ENTRIES —
____
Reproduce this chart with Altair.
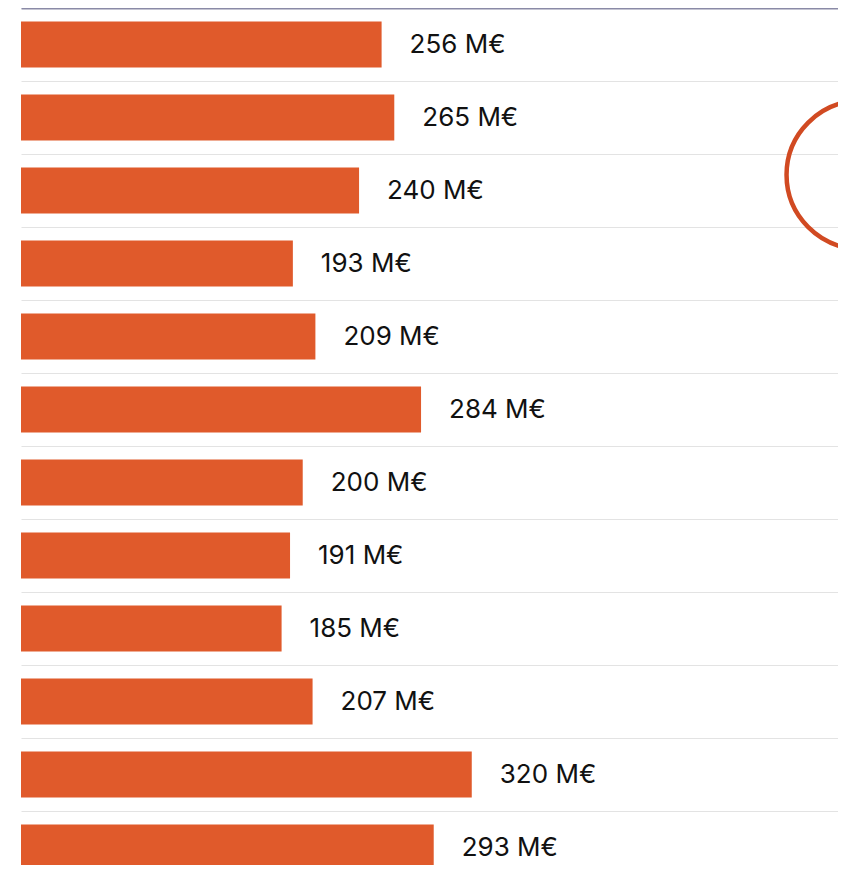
import altair as alt
import pandas as pd

# Data
categories = ["janv.", "févr.", "mars", "avr.", "mai", "juin",
              "juil.", "août", "sept.", "oct.", "nov.", "déc."]
values = [256, 265, 240, 193, 209, 284, 200, 191, 185, 207, 320, 293]
unit = "M€"

# Annotation ring (partly outside the view on the right)
ring_value = [596]
ring_category = ["mars"]

df = pd.DataFrame({"cat": categories, "value": values})
df["label"] = [f"{v} {unit}" for v in values]
ring_df = pd.DataFrame({"cat": ring_category, "value": ring_value})

BAR = "#E05A2B"
RING = "#D14A22"

y_scale = alt.Scale(range=[0, 876], paddingInner=0.37, paddingOuter=0.185)
y_axis = alt.Axis(labels=False, ticks=False, domain=False, title=None,
                  grid=True, gridColor="#e3e3e3", gridWidth=1,
                  bandPosition=0, tickOffset=-13.5)
x_scale = alt.Scale(domain=[0, 580], nice=False)
x_axis = alt.Axis(orient="top", labels=False, ticks=False, grid=False, title=None,
                  domain=True, domainColor="#8a8aa6", domainWidth=2)

y_enc = alt.Y("cat:N", sort=categories, scale=y_scale, axis=y_axis)
x_enc = alt.X("value:Q", scale=x_scale, axis=x_axis)

bars = alt.Chart(df).mark_bar(color=BAR, cornerRadius=0).encode(x=x_enc, y=y_enc)

text = alt.Chart(df).mark_text(
    align="left", baseline="middle", dx=28, font="Inter", fontSize=26,
    color="#111111"
).encode(x=x_enc, y=y_enc, text="label:N")

ring = alt.Chart(ring_df).mark_point(
    shape="circle", filled=False, size=21904, stroke=RING, strokeWidth=4.5,
    opacity=1
).encode(
    x=x_enc,
    y=alt.Y("cat:N", sort=categories, scale=y_scale, axis=y_axis, bandPosition=0.16),
)

chart = alt.layer(bars, text, ring).properties(
    width=817, height=857,
    padding={"left": 13, "top": 0, "right": 0, "bottom": 0},
    autosize=alt.AutoSizeParams(type="none"),
).configure_view(stroke=None)

chart.save("out.html", embed_options={"renderer": "svg", "actions": False})
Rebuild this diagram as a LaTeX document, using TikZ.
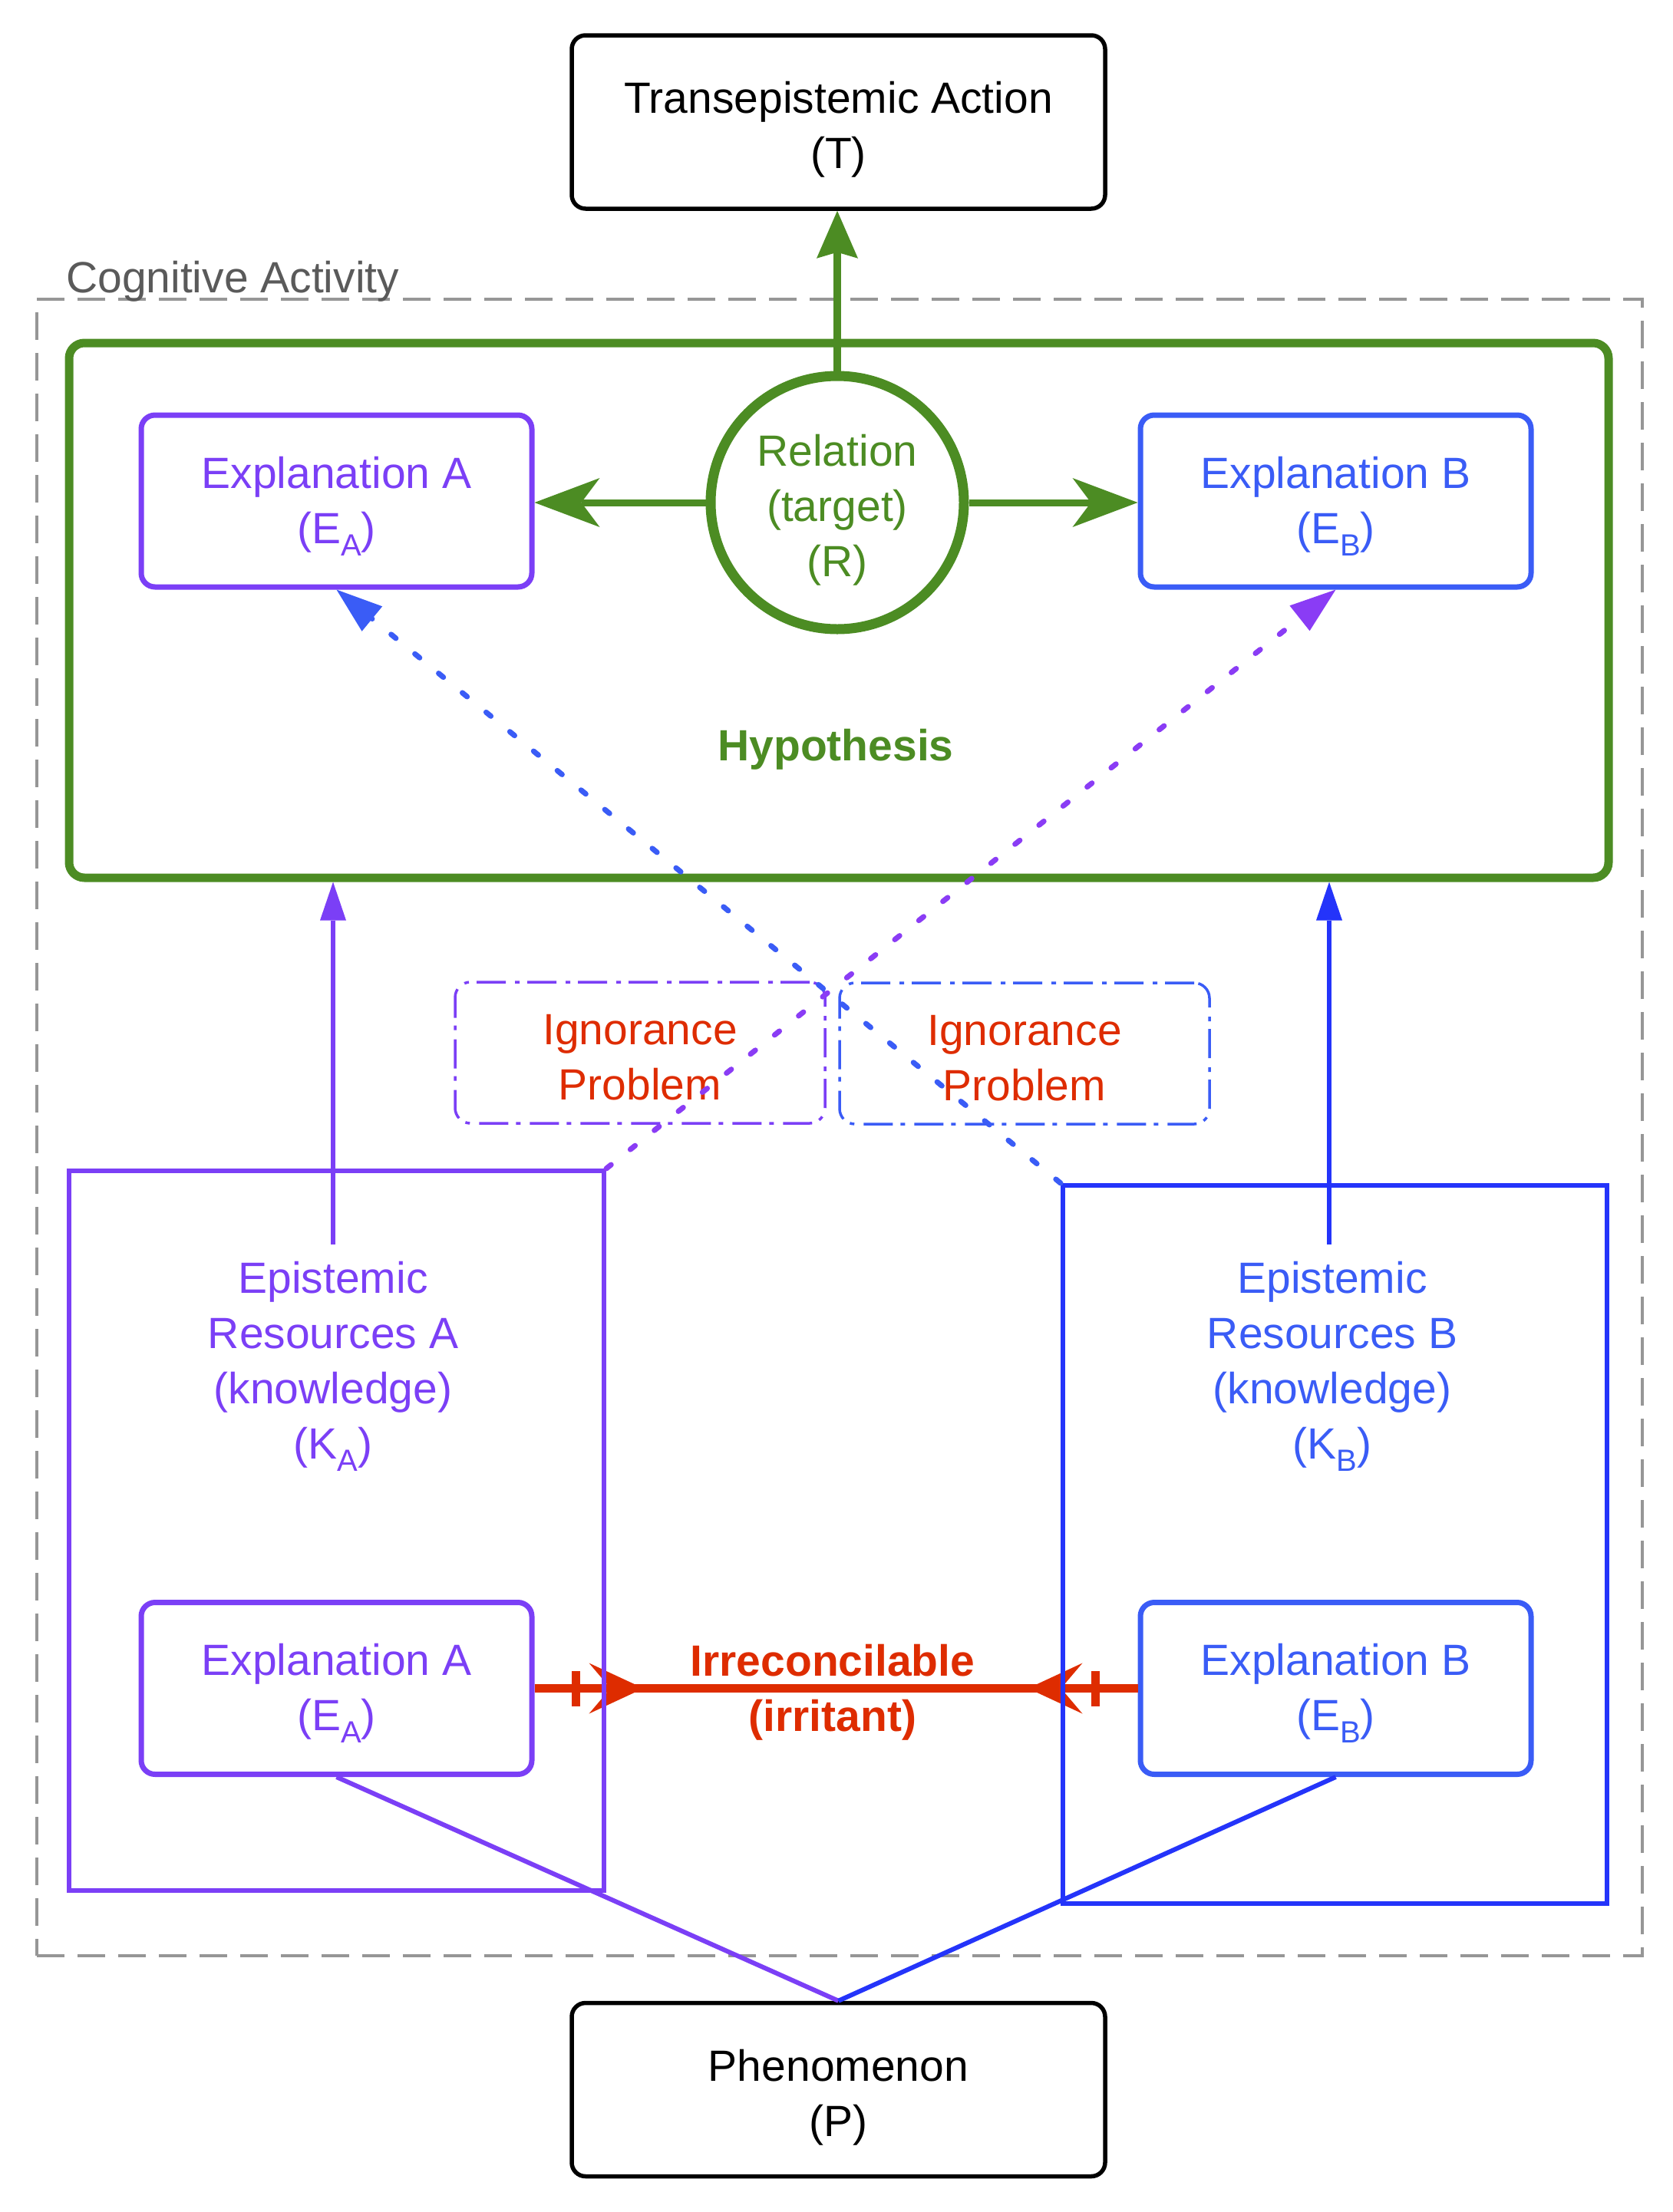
____
WHAT TO WORK ON — Repeat each record exactly as shown above, dropping all images.

SOLVED EXERCISE —
Reproduce this chart with Altair.
import altair as alt
import pandas as pd

# Data
categories = ["janv.", "févr.", "mars", "avr.", "mai", "juin",
              "juil.", "août", "sept.", "oct.", "nov.", "déc."]
values = [256, 265, 240, 193, 209, 284, 200, 191, 185, 207, 320, 293]
unit = "M€"

# Annotation ring (partly outside the view on the right)
ring_value = [596]
ring_category = ["mars"]

df = pd.DataFrame({"cat": categories, "value": values})
df["label"] = [f"{v} {unit}" for v in values]
ring_df = pd.DataFrame({"cat": ring_category, "value": ring_value})

BAR = "#E05A2B"
RING = "#D14A22"

y_scale = alt.Scale(range=[0, 876], paddingInner=0.37, paddingOuter=0.185)
y_axis = alt.Axis(labels=False, ticks=False, domain=False, title=None,
                  grid=True, gridColor="#e3e3e3", gridWidth=1,
                  bandPosition=0, tickOffset=-13.5)
x_scale = alt.Scale(domain=[0, 580], nice=False)
x_axis = alt.Axis(orient="top", labels=False, ticks=False, grid=False, title=None,
                  domain=True, domainColor="#8a8aa6", domainWidth=2)

y_enc = alt.Y("cat:N", sort=categories, scale=y_scale, axis=y_axis)
x_enc = alt.X("value:Q", scale=x_scale, axis=x_axis)

bars = alt.Chart(df).mark_bar(color=BAR, cornerRadius=0).encode(x=x_enc, y=y_enc)

text = alt.Chart(df).mark_text(
    align="left", baseline="middle", dx=28, font="Inter", fontSize=26,
    color="#111111"
).encode(x=x_enc, y=y_enc, text="label:N")

ring = alt.Chart(ring_df).mark_point(
    shape="circle", filled=False, size=21904, stroke=RING, strokeWidth=4.5,
    opacity=1
).encode(
    x=x_enc,
    y=alt.Y("cat:N", sort=categories, scale=y_scale, axis=y_axis, bandPosition=0.16),
)

chart = alt.layer(bars, text, ring).properties(
    width=817, height=857,
    padding={"left": 13, "top": 0, "right": 0, "bottom": 0},
    autosize=alt.AutoSizeParams(type="none"),
).configure_view(stroke=None)

chart.save("out.html", embed_options={"renderer": "svg", "actions": False})
Rebuild this diagram as a LaTeX document, using TikZ.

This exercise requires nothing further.